Whilst he had the aura of the distant professor, he carried with him a capacity to make us laugh hard, at our selves and the follies of life. One of his well remembered jokes was when he asked someone whether she was a nurse, because she had been nursing her drink for the whole evening.

What made Bubele a potential giant, was the fact that he combined his love for ideas with deep commitment to finding solutions for the problems which affect Black people and the African continent itself. Towards the end of his life he was becoming radicalised in his analysis and began to display signs of impatience with Africa’s progress and the direction of South Africa’s transition. He reserved the most scathing analysis for the African intellectual, following Frantz Fanon. On post colonial Africa and liberation he agreed with the Nigerian radical writer Chinwezu that Africa is weak, hence her position of being a play ground for foreign countries through her local elites. Bubele wrote,

“It is dealing with weakness and powerlessness of the African that is key. Everything else is nonsense. Admit that you are weak. Understand how you are weak. Rectify your weakness. This is the only path to salvation”.

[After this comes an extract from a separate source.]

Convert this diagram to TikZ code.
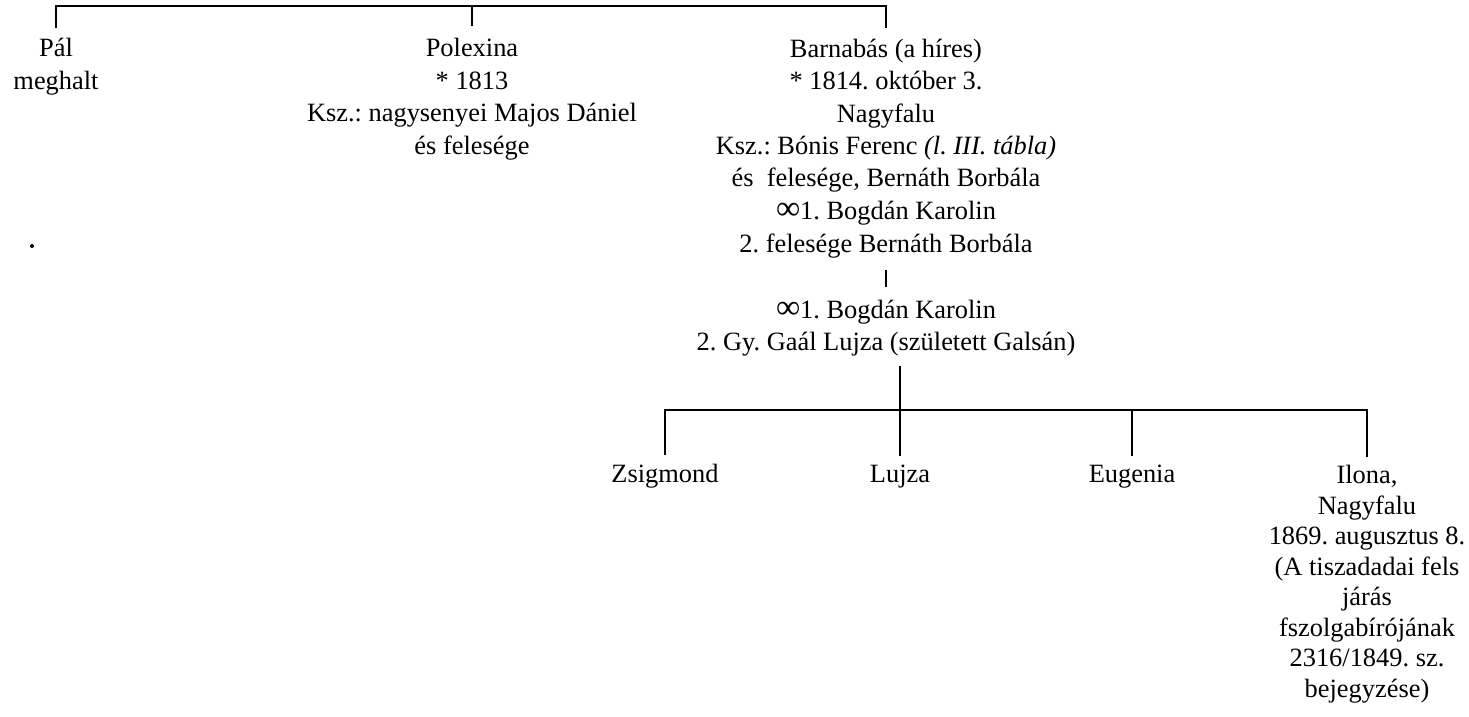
\documentclass[tikz,border=0pt]{standalone}
\usepackage{fontspec}
\setmainfont{Liberation Serif}
\frenchspacing
\newcommand{\infsym}{{\fontsize{17}{17}\selectfont ∞}}
\begin{document}
\begin{tikzpicture}[x=0.5pt,y=-0.5pt,
  txt/.style={inner sep=0pt, align=center, anchor=base, font=\fontsize{13.2}{16.25}\selectfont},
  ilona/.style={txt, font=\fontsize{13.2}{15.25}\selectfont},
  bar/.style={line width=1pt},
  link/.style={line width=0.6pt}]
\useasboundingbox (0,0) rectangle (1469,717);
\coordinate (top) at (0,6);
\coordinate (cbar) at (0,410);
% first generation (anchor = baseline of the last line)
\node[txt] (pal) at (56,89.5) {Pál\\meghalt};
\node[txt] (polexina) at (472,154.5) {Polexina\\* 1813\\Ksz.: nagysenyei Majos Dániel\\és felesége};
\node[txt] (barnabas) at (886,252) {Barnabás (a híres)\\* 1814. október 3.\\Nagyfalu\\Ksz.: Bónis Ferenc \textit{(l. III. tábla)}\\és~ felesége, Bernáth Borbála\\\infsym1. Bogdán Karolin\\2. felesége Bernáth Borbála};
\node[txt] (marr) at (886,350.5) {\infsym1. Bogdán Karolin\\2. Gy. Gaál Lujza (született Galsán)};
% children
\node[txt] (zs) at (665,482) {Zsigmond};
\node[txt] (lu) at (900,482) {Lujza};
\node[txt] (eu) at (1132,482) {Eugenia};
\node[ilona] (il) at (1367,697) {Ilona,\\Nagyfalu\\1869. augusztus 8.\\(A tiszadadai fels\\járás\\fszolgabírójának\\2316/1849. sz.\\bejegyzése)};
% stray dot
\fill (32,246) circle[radius=1pt];
% top bracket
\draw[bar] ([yshift=5pt]pal.north) -- (pal.north |- top) -- (barnabas.north |- top) -- ([yshift=5pt]barnabas.north);
\draw[bar] (polexina.north |- top) -- ([yshift=6pt]polexina.north);
% Barnabas to marriage
\draw[link] ([yshift=-6pt]barnabas.south) -- ([yshift=6pt]marr.north);
% marriage to children bar
\draw[link] ([yshift=-4.5pt]lu.north |- marr.south) -- (lu.north |- cbar);
\draw[bar] ([yshift=4pt]zs.north) -- (zs.north |- cbar) -- (il.north |- cbar) -- ([yshift=4pt]il.north);
\draw[bar] (lu.north |- cbar) -- ([yshift=4pt]lu.north);
\draw[bar] (eu.north |- cbar) -- ([yshift=4pt]eu.north);
\end{tikzpicture}
\end{document}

He complained bitterly about the BEE-inspired [Black Economic Empowerment] useless black intellectuals, he said we complain to each other and thereby become superfluous. In a clarion call kind of way in one of his last emails he stated that until the intellectual class “put itself to school with the masses” it will remain useless. Curiously he posited the people as the “decision makers” who are the bearers of any change for the better, and he concluded with a sense of disappointment in the black educated classes including his friends,

“you guys” he wrote “with all your knowledge cannot influence the decision makers, i.e the poor, the destitute, the filthy and stinking, the great unwashed”.

He lamented the occasional rousing of the people and then not following through with meaningful action to effect change. This was a man who castigated dogmatism and adherence to backward elements of culture but at the same time understood the importance of promoting the languages of the people.

He wondered how the intellectual class hoped to communicate with the poor and excluded if it did not write in their languages. South Africa and posterity has lost a young promising black intellectual who had his heart and head firmly rooted in the people. A true unassuming son of the soil. Let the debate rage beyond the grave as you engage the Bikos, Cabrals and Makanas amongst others.

Hamba kakuhle Lubelo Bubele will be buried at the village named Tsholomngqa near East London this Saturday.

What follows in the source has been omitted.